Глава V: статус женщины

  1. Первый этап в жизни совершеннолетней женщины: невеста, даже если она не была обручена (237). В качестве (потенциальной) невесты девушка впервые входила в общество (238).
  2. Опека матери над невестой была усиленной (239). Ответственность матери за брак была максимальной, но выбор жениха не целиком зависел от матери, что рождало у той беспокойство (241).

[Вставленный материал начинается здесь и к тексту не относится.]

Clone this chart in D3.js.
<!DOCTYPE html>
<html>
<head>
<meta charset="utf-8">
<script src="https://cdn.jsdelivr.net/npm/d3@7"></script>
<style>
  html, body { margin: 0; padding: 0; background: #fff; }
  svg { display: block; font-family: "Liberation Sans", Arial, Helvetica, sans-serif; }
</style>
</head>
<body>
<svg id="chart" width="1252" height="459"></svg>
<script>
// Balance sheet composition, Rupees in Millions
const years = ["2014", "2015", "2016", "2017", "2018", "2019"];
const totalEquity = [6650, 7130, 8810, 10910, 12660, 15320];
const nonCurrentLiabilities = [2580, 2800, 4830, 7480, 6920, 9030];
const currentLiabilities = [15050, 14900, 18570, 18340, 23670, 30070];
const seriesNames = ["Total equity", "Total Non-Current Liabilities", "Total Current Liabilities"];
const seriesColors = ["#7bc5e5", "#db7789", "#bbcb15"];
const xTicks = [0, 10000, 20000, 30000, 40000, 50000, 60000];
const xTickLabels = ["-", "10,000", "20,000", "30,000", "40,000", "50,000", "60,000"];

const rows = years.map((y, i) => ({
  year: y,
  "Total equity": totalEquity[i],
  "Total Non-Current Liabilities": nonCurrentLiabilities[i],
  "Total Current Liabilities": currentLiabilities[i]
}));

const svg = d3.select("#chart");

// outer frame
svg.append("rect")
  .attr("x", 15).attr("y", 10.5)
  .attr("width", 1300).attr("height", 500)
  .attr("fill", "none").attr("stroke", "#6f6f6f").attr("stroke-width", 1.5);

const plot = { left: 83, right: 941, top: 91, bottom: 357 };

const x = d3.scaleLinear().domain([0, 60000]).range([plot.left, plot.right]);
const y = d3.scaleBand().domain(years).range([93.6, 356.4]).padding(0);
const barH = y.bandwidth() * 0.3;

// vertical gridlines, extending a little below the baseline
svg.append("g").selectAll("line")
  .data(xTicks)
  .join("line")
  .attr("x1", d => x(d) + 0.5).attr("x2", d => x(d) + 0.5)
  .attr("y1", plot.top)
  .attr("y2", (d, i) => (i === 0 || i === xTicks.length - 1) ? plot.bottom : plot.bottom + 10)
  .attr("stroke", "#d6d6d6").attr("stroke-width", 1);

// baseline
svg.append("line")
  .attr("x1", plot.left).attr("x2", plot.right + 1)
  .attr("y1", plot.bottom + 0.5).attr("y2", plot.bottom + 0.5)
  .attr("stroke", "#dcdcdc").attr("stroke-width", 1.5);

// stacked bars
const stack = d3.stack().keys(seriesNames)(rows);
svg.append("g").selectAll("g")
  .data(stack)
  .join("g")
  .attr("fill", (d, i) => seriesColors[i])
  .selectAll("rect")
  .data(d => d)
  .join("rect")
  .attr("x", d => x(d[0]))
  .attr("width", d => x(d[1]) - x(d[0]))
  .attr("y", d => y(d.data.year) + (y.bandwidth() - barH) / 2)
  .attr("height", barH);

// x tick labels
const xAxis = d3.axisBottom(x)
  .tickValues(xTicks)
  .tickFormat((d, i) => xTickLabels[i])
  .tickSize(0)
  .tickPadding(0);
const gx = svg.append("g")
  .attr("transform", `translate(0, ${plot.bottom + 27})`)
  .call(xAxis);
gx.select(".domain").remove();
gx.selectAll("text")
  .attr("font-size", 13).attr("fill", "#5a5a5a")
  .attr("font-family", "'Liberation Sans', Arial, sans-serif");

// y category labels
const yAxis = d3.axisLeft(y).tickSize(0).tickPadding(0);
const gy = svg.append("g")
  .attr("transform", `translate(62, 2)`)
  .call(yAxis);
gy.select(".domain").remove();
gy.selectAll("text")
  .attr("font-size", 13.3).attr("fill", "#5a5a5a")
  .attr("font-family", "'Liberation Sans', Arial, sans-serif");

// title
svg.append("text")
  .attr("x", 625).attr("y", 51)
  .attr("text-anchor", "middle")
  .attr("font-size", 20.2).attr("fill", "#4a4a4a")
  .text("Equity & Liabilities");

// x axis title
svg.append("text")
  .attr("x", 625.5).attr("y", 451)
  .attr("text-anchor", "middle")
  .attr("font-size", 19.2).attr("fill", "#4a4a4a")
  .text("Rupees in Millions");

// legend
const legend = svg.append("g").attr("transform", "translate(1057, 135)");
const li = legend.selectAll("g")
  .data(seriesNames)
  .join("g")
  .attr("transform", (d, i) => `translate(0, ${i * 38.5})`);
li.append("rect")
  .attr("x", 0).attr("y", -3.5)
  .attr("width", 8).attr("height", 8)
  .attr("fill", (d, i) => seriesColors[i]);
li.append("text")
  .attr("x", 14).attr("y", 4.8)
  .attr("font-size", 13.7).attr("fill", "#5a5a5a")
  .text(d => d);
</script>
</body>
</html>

  3. Главная трудность в выборе брака была в противоречивости представлений об идеальном браке: традиционный взгляд на него как на союз двух семей, когда невеста лишь представляла свою семью, сочетался с взглядом на брак как союз по любви двух личностей (242). Характерно, что в «Анне Карениной» брак Щербацкой в двух разных главах назван то браком устроенным родственниками. То браком по любви — оба варианта были одинаково возможны для лиц с вполне яркими характеристиками личности и социального статуса (243).
  4. Часто невеста принуждалась предпочесть брак по усмотрению семьи браку по любви (246). Очень часто брак заключался без любви, поскольку возраст невесты был ограничен примерно 23 годами (247). Считалось, что любовь приходит и после барка.

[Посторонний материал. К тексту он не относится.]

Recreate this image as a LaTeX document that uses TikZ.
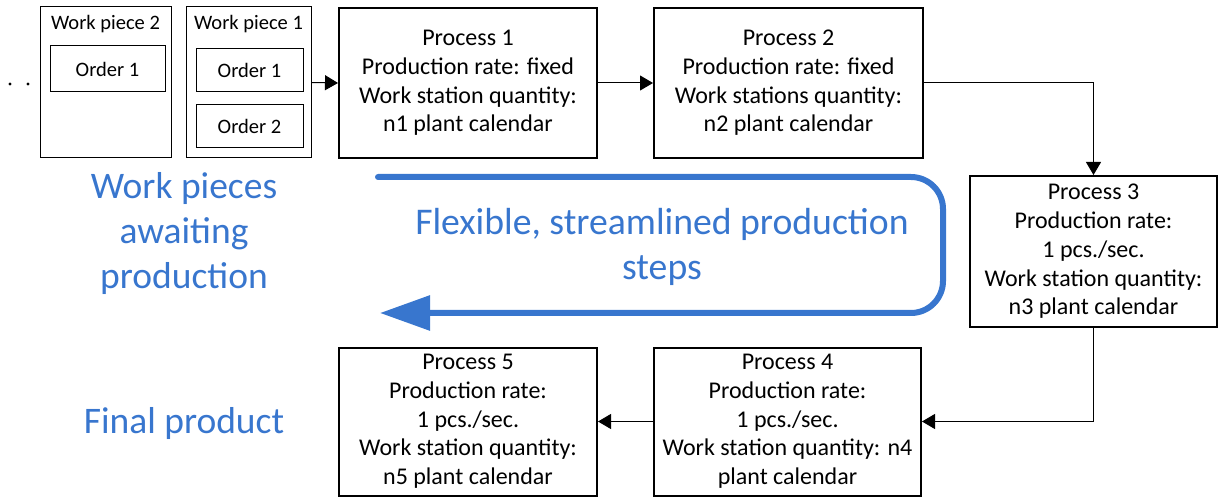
\documentclass[tikz,border=0pt]{standalone}
\usepackage{fontspec}
\setmainfont{Carlito}
\usetikzlibrary{arrows.meta}
\definecolor{flowblue}{RGB}{56,118,206}
\tikzset{
  wpbox/.style={draw=black, line width=1pt, inner sep=0pt},
  ordbox/.style={draw=black, line width=1pt, inner sep=0pt, font=\fontsize{20.5}{24}\selectfont},
  wplabel/.style={inner sep=0pt, font=\fontsize{20.5}{24}\selectfont},
  procbox/.style={draw=black, line width=2pt, inner sep=0pt, align=center, font=\fontsize{24}{28.7}\selectfont},
  conn/.style={line width=1pt, -{Triangle[length=13pt,width=15pt]}},
  bluetext/.style={text=flowblue, align=center, inner sep=0pt},
  dotmark/.style={circle, fill=black, inner sep=0pt, minimum size=3.2pt}
}
\begin{document}
\begin{tikzpicture}[x=1pt,y=-1pt]
\useasboundingbox (0,0) rectangle (1219,497);
% dots
\node[dotmark] (d1) at (10,84) {};
\node[dotmark] (d2) at (28,84) {};
% work pieces
\node[wpbox, minimum width=131pt, minimum height=151pt] (wp2) at (105.5,82.5) {};
\node[wplabel] (wp2l) at (105.5,24) {Work piece 2};
\node[ordbox, minimum width=115pt, minimum height=46pt] (o21) at (107.5,69) {Order 1};
\node[wpbox, minimum width=125pt, minimum height=151pt] (wp1) at (248.5,82.5) {};
\node[wplabel] (wp1l) at (248.5,24) {Work piece 1};
\node[ordbox, minimum width=107pt, minimum height=43pt] (o11) at (249.5,70.5) {Order 1};
\node[ordbox, minimum width=107pt, minimum height=43pt] (o12) at (249.5,126.5) {Order 2};
% processes
\node[procbox, minimum width=258pt, minimum height=150pt] (p1) at (468,83)
  {Process 1\\Production rate: fixed\\Work station quantity:\\n1 plant calendar};
\node[procbox, minimum width=269pt, minimum height=150pt] (p2) at (788.5,83)
  {Process 2\\Production rate: fixed\\Work stations quantity:\\n2 plant calendar};
\node[procbox, minimum width=247pt, minimum height=151pt] (p3) at (1093.5,251.5)
  {Process 3\\Production rate:\\1 pcs./sec.\\Work station quantity:\\n3 plant calendar};
\node[procbox, minimum width=267pt, minimum height=148pt] (p4) at (787.5,421.5)
  {Process 4\\Production rate:\\1 pcs./sec.\\Work station quantity: n4\\plant calendar};
\node[procbox, minimum width=258pt, minimum height=148pt] (p5) at (468,421.5)
  {Process 5\\Production rate:\\1 pcs./sec.\\Work station quantity:\\n5 plant calendar};
% connectors
\draw[conn] (wp1.east) -- (p1.west);
\draw[conn] (p1.east) -- (p2.west);
\draw[conn] (p2.east) -| (p3.north);
\draw[conn] (p3.south) |- (p4.east);
\draw[conn] (p4.west) -- (p5.east);
% blue flow arrow
\coordinate (bs) at (378,177);
\coordinate (bc1) at (943,177);
\coordinate (bc2) at (943,313);
\coordinate (be) at (380,313);
\draw[flowblue, line width=6pt, line cap=round, rounded corners=32pt,
      -{Triangle[length=50pt,width=34pt]}] (bs) -- (bc1) -- (bc2) -- (be);
% blue texts
\node[bluetext, font=\fontsize{37.7}{45}\selectfont] (flex) at (662,247)
  {Flexible, streamlined production\\steps};
\node[bluetext, font=\fontsize{37.5}{45}\selectfont] (await) at (184,234)
  {Work pieces\\awaiting\\production};
\node[bluetext, font=\fontsize{37.5}{45}\selectfont] (final) at (184,424)
  {Final product};
\end{tikzpicture}
\end{document}
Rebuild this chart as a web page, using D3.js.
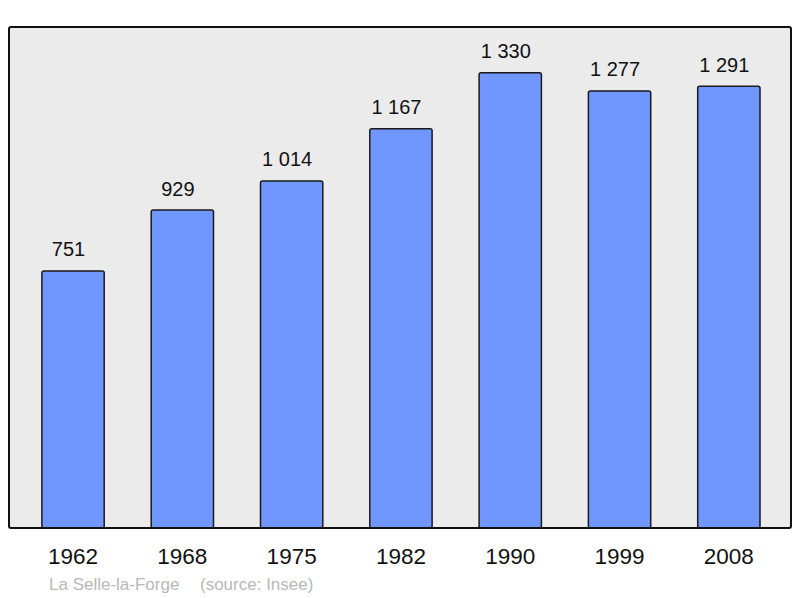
<!DOCTYPE html>
<html><head><meta charset="utf-8">
<script src="https://cdn.jsdelivr.net/npm/d3@7"></script>
<style>body{margin:0;background:#fff}svg{display:block;font-family:"Liberation Sans",Arial,sans-serif}</style>
</head><body><svg id="c" width="800" height="598"></svg>
<script>
const years = ["1962","1968","1975","1982","1990","1999","2008"];
const population = [751, 929, 1014, 1167, 1330, 1277, 1291];
const valueLabels = ["751","929","1 014","1 167","1 330","1 277","1 291"];
const commune = "La Selle-la-Forge";
const source = "(source: Insee)";

const svg = d3.select("#c");
const plot = {x0: 9, x1: 791, y0: 27, y1: 528};

svg.append("rect").attr("x", plot.x0).attr("y", plot.y0)
  .attr("width", plot.x1 - plot.x0).attr("height", plot.y1 - plot.y0)
  .attr("rx", 2).attr("fill", "#ebebeb").attr("stroke", "none");

const x = d3.scaleBand().domain(years).range([18.4, 783.5]).paddingInner(0.43).paddingOuter(0.215);
const y = d3.scaleLinear().domain([0, 1464]).range([plot.y1, plot.y0]);

svg.append("g").selectAll("rect").data(years).join("rect")
  .attr("x", d => x(d)).attr("width", x.bandwidth())
  .attr("y", (d, i) => y(population[i]))
  .attr("height", (d, i) => y(0) - y(population[i]))
  .attr("rx", 2).attr("fill", "#7097ff").attr("stroke", "#1a1a1a").attr("stroke-width", 1.5);

svg.append("g").selectAll("text").data(years).join("text")
  .attr("x", d => x(d) + x.bandwidth() / 2 - 4.5)
  .attr("y", (d, i) => y(population[i]) - 14.5)
  .attr("text-anchor", "middle").attr("font-size", 20).attr("fill", "#111")
  .text((d, i) => valueLabels[i]);

// frame on top
svg.append("rect").attr("x", plot.x0).attr("y", plot.y0)
  .attr("width", plot.x1 - plot.x0).attr("height", plot.y1 - plot.y0)
  .attr("rx", 2).attr("fill", "none").attr("stroke", "#111").attr("stroke-width", 2);

const xAxis = d3.axisBottom(x).tickSize(0).tickPadding(0);
const ax = svg.append("g").attr("transform", `translate(0,${plot.y1})`).call(xAxis);
ax.select(".domain").remove();
ax.selectAll("text").attr("dy", null).attr("y", 36).attr("font-size", 22.5)
  .attr("font-family", "Liberation Sans, Arial, sans-serif").attr("fill", "#111");

svg.append("text").attr("x", 49).attr("y", 590).attr("font-size", 17).attr("fill", "#b8b8b8").text(commune);
svg.append("text").attr("x", 200).attr("y", 590).attr("font-size", 17).attr("fill", "#b8b8b8").text(source);
</script></body></html>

  5. Кроме любви, достоинство брака было в том, что он давал девушке независимость от родительской опеки (248).
  6. Сложности в заключении брака смягчались практикой ведения переговоров о браке через посредников, что смягчало последствия отказа (251). Посредник(ца) был обязательной фигурой, даже если иногда его роль была фиктивной (252).
  7. Брак приносил и определенные разочарования. Женщина попадала в иерархию другой семьи, надзор матери часто заменялся надзором свекрови (257). Главным принципом брака было служение мужу (259). Однако в нравственном отношении жена была ровней мужу, он обязан был любить ее (260). На практике же, даже если муж не любил жену и плохо обращался с ней, у нее не было средств сопротивляться его власти (261). Апеллировать было некуда.
  8. Единственной ситуацией, когда жена могла воспротивиться поведению мужа и не быть осужденной обществом — когда муж растрачивал состояние. Состояние считалось собственностью семьи и детей, за будущее которых несла ответственность и мать (263).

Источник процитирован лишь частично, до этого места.